Senator McGauran —But you're only talking about parking fines!

Senator MURRAY —No, you're not, Senator McGauran. You need to study the subject a bit. Australia is a signatory to the International Covenant on Civil and Political Rights. Article 25, in combination with article 2, provides that every citizen shall have the right to vote at elections under universal suffrage without a distinction of any kind on the basis of race, sex or other status. The existing law discriminates against convicted persons in detention on the basis of their legal status, and it is discriminatory between types of prisoners. This clearly runs contrary to the letter and the spirit of the covenant. A society should tread carefully in this area. All citizens of Australia are entitled to vote. It is the most fundamental tenet of our society and should not be undermined or restricted.

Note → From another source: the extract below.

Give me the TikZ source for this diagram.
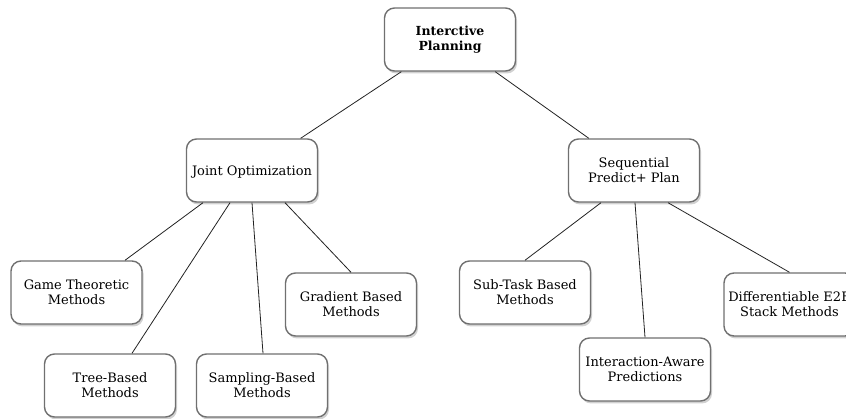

To summarise: where do the Democrats stand on this matter? We believe that people should not be entitled to vote if they are too young, if they commit treason, if they are not citizens or if they are mentally incapable of exercising a vote. We believe that if the right to vote is to be taken away as a result of a crime that a person has committed then that should be done by determination of a judge. This is a matter for the Criminal Code and not for the Electoral Act. That is our position and remains the reason we are disturbed about this form of legislation and this type of approach.